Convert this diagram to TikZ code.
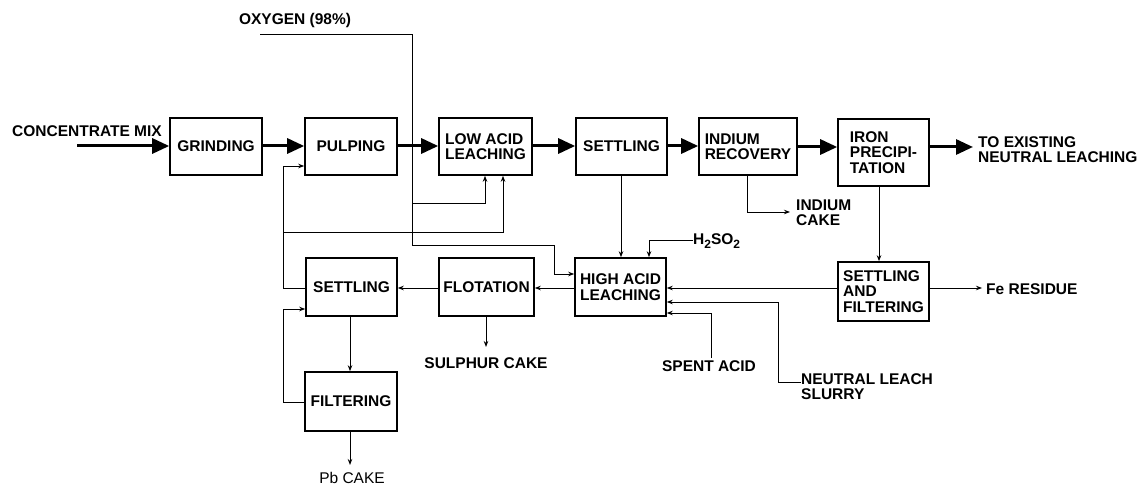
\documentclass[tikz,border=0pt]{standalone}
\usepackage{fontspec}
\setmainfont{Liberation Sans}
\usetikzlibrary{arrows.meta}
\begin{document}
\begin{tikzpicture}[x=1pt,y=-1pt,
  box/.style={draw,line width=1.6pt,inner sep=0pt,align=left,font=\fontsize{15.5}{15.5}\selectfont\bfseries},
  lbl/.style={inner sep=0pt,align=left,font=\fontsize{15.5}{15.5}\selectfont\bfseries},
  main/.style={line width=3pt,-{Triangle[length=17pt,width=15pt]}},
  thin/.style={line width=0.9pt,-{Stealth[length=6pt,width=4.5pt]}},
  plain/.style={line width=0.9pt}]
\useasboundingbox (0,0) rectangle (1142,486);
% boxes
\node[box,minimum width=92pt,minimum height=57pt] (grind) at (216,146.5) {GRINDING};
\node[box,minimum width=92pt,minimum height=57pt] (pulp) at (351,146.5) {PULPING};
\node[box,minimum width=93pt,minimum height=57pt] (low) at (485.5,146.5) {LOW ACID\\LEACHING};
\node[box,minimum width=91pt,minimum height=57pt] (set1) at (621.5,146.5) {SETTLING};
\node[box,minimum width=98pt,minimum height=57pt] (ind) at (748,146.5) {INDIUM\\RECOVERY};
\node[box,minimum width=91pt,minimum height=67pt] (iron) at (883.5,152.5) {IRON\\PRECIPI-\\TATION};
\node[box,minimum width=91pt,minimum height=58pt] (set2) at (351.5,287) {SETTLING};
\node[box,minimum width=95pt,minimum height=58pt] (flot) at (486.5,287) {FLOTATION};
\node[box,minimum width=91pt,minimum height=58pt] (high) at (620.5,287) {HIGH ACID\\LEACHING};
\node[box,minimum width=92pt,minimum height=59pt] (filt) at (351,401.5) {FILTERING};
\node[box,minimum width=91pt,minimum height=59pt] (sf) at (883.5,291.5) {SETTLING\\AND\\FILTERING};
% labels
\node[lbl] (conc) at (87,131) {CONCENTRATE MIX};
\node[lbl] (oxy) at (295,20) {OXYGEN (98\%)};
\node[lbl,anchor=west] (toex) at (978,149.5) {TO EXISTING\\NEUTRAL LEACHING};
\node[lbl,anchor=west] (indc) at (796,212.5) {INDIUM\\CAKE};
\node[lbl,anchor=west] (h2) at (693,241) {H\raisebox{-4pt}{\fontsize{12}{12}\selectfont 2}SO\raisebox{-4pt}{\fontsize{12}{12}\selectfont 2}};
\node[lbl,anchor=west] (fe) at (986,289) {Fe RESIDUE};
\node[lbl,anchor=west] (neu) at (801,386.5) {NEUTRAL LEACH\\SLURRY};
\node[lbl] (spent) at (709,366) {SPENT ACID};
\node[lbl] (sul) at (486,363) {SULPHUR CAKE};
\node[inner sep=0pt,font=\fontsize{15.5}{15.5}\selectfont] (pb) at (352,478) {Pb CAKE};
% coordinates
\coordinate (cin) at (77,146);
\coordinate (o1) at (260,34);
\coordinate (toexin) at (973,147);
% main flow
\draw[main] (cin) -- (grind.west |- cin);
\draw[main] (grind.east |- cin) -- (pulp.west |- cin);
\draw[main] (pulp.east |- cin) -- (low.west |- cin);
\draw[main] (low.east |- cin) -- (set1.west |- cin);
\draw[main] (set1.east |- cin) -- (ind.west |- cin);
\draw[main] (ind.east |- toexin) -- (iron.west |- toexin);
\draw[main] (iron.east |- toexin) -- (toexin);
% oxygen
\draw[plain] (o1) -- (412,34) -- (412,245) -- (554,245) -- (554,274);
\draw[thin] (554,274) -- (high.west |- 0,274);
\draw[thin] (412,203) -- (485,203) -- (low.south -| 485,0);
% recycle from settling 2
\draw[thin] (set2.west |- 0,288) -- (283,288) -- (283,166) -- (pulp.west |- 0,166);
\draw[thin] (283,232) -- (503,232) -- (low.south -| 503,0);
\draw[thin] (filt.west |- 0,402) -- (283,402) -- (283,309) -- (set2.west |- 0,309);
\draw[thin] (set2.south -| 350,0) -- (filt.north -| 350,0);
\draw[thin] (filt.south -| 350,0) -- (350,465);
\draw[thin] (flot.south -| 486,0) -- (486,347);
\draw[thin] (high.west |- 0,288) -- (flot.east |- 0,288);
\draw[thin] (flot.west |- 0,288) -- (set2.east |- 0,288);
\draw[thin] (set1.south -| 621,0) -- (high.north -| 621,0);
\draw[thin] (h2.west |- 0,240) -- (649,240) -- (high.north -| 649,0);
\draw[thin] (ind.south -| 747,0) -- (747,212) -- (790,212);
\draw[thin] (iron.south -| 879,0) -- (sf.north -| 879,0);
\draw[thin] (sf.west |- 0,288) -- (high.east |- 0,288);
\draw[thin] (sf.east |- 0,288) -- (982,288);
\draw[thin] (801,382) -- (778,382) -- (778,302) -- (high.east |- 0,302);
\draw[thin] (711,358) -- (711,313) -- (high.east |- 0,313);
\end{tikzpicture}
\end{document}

□ □ □

→ Problem details:
Restate the whole of the material word for word without the pictures.

→ Written solution:
Convert this diagram to TikZ code.
\documentclass[tikz,border=0pt]{standalone}
\usepackage{fontspec}
\setmainfont{Liberation Sans}
\usetikzlibrary{arrows.meta}
\begin{document}
\begin{tikzpicture}[x=1pt,y=-1pt,
  box/.style={draw,line width=1.6pt,inner sep=0pt,align=left,font=\fontsize{15.5}{15.5}\selectfont\bfseries},
  lbl/.style={inner sep=0pt,align=left,font=\fontsize{15.5}{15.5}\selectfont\bfseries},
  main/.style={line width=3pt,-{Triangle[length=17pt,width=15pt]}},
  thin/.style={line width=0.9pt,-{Stealth[length=6pt,width=4.5pt]}},
  plain/.style={line width=0.9pt}]
\useasboundingbox (0,0) rectangle (1142,486);
% boxes
\node[box,minimum width=92pt,minimum height=57pt] (grind) at (216,146.5) {GRINDING};
\node[box,minimum width=92pt,minimum height=57pt] (pulp) at (351,146.5) {PULPING};
\node[box,minimum width=93pt,minimum height=57pt] (low) at (485.5,146.5) {LOW ACID\\LEACHING};
\node[box,minimum width=91pt,minimum height=57pt] (set1) at (621.5,146.5) {SETTLING};
\node[box,minimum width=98pt,minimum height=57pt] (ind) at (748,146.5) {INDIUM\\RECOVERY};
\node[box,minimum width=91pt,minimum height=67pt] (iron) at (883.5,152.5) {IRON\\PRECIPI-\\TATION};
\node[box,minimum width=91pt,minimum height=58pt] (set2) at (351.5,287) {SETTLING};
\node[box,minimum width=95pt,minimum height=58pt] (flot) at (486.5,287) {FLOTATION};
\node[box,minimum width=91pt,minimum height=58pt] (high) at (620.5,287) {HIGH ACID\\LEACHING};
\node[box,minimum width=92pt,minimum height=59pt] (filt) at (351,401.5) {FILTERING};
\node[box,minimum width=91pt,minimum height=59pt] (sf) at (883.5,291.5) {SETTLING\\AND\\FILTERING};
% labels
\node[lbl] (conc) at (87,131) {CONCENTRATE MIX};
\node[lbl] (oxy) at (295,20) {OXYGEN (98\%)};
\node[lbl,anchor=west] (toex) at (978,149.5) {TO EXISTING\\NEUTRAL LEACHING};
\node[lbl,anchor=west] (indc) at (796,212.5) {INDIUM\\CAKE};
\node[lbl,anchor=west] (h2) at (693,241) {H\raisebox{-4pt}{\fontsize{12}{12}\selectfont 2}SO\raisebox{-4pt}{\fontsize{12}{12}\selectfont 2}};
\node[lbl,anchor=west] (fe) at (986,289) {Fe RESIDUE};
\node[lbl,anchor=west] (neu) at (801,386.5) {NEUTRAL LEACH\\SLURRY};
\node[lbl] (spent) at (709,366) {SPENT ACID};
\node[lbl] (sul) at (486,363) {SULPHUR CAKE};
\node[inner sep=0pt,font=\fontsize{15.5}{15.5}\selectfont] (pb) at (352,478) {Pb CAKE};
% coordinates
\coordinate (cin) at (77,146);
\coordinate (o1) at (260,34);
\coordinate (toexin) at (973,147);
% main flow
\draw[main] (cin) -- (grind.west |- cin);
\draw[main] (grind.east |- cin) -- (pulp.west |- cin);
\draw[main] (pulp.east |- cin) -- (low.west |- cin);
\draw[main] (low.east |- cin) -- (set1.west |- cin);
\draw[main] (set1.east |- cin) -- (ind.west |- cin);
\draw[main] (ind.east |- toexin) -- (iron.west |- toexin);
\draw[main] (iron.east |- toexin) -- (toexin);
% oxygen
\draw[plain] (o1) -- (412,34) -- (412,245) -- (554,245) -- (554,274);
\draw[thin] (554,274) -- (high.west |- 0,274);
\draw[thin] (412,203) -- (485,203) -- (low.south -| 485,0);
% recycle from settling 2
\draw[thin] (set2.west |- 0,288) -- (283,288) -- (283,166) -- (pulp.west |- 0,166);
\draw[thin] (283,232) -- (503,232) -- (low.south -| 503,0);
\draw[thin] (filt.west |- 0,402) -- (283,402) -- (283,309) -- (set2.west |- 0,309);
\draw[thin] (set2.south -| 350,0) -- (filt.north -| 350,0);
\draw[thin] (filt.south -| 350,0) -- (350,465);
\draw[thin] (flot.south -| 486,0) -- (486,347);
\draw[thin] (high.west |- 0,288) -- (flot.east |- 0,288);
\draw[thin] (flot.west |- 0,288) -- (set2.east |- 0,288);
\draw[thin] (set1.south -| 621,0) -- (high.north -| 621,0);
\draw[thin] (h2.west |- 0,240) -- (649,240) -- (high.north -| 649,0);
\draw[thin] (ind.south -| 747,0) -- (747,212) -- (790,212);
\draw[thin] (iron.south -| 879,0) -- (sf.north -| 879,0);
\draw[thin] (sf.west |- 0,288) -- (high.east |- 0,288);
\draw[thin] (sf.east |- 0,288) -- (982,288);
\draw[thin] (801,382) -- (778,382) -- (778,302) -- (high.east |- 0,302);
\draw[thin] (711,358) -- (711,313) -- (high.east |- 0,313);
\end{tikzpicture}
\end{document}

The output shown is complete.